One day the neighbors started to question the family’s whereabouts. Albert, 50, Lulia, 39, Daniel, 18, Leland, 14, Charles, 2, and Mary, 2 months, had not been seen since early February in 1930. Neighbors further questioned Bannon’s intentions when he claimed that the Havens left the area and in their absence he was renting out their farm. His father James helped him care for the land and livestock.

The last straw for the Havens’ neighbors was when Charles started to sell off the Havens’ livestock, crops, and machinery that fall. He claimed the family left for Oregon. James left the farm to head west, to supposedly seek out the missing family.

Bannon soon caved and confessed that it all started with the accidental shooting of the eldest son--he then admitted to killing the remainder of the family out of fear.

According to N.D. Courts, he was originally held at the larger and more secure jail in Williston in Ward county, but was then moved to Schafer so he could be tried in McKenzie county. His father James Bannon was named an accomplice, and was extradited from Oregon back to North Dakota and was also held at the Schafer jail.

To a large number of locals, justice couldn’t come swiftly enough for young Bannon. More than 75 men in up to 15 cars pulled up to the jail in the wee hours of January 29.

The mob made their way into the jail, knocking the door down. Sheriff and Deputy tried to intervene but were gingerly escorted away from the premises once they refused to hand over the keys to Bannon’s cell. The mob proceeded to attempt to break into the steel doors, but were met with such difficulty that they almost abandoned their efforts until the lock was successfully broken.

According to Fred Maike, who was being held on theft charges, the mob was surprisingly focused and well orchestrated. The mob then placed the sheriff and deputy in the broken cell along with James Bannon and Maike, blocking the door with a broken timber.

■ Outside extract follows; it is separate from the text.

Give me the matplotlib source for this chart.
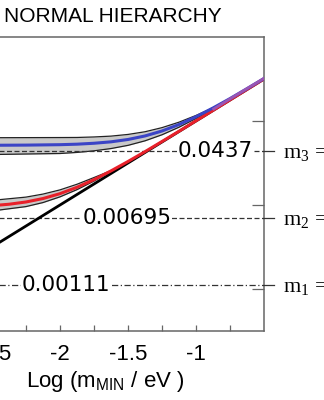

The mob then led young Bannon out of the jail with a hemp noose. They planned to take Bannon out to the site of the Haven farm to hang him where the grisly crimes were committed. The caretaker wanted none of it and threatened to open fire if the mob did not disperse.

The mob relocated a half mile east, to the newly constructed bridge over Cherry Creek. The rope was still tied around Bannon’s neck. Someone tied the other end to the rail of the bridge. According to the January 31, 1931 edition of The Bismarck Tribune, The hangman’s knot was tied by someone with "expert knowledge."

Charles Bannon became the last man to die by lynching, once he was pushed off the bridge.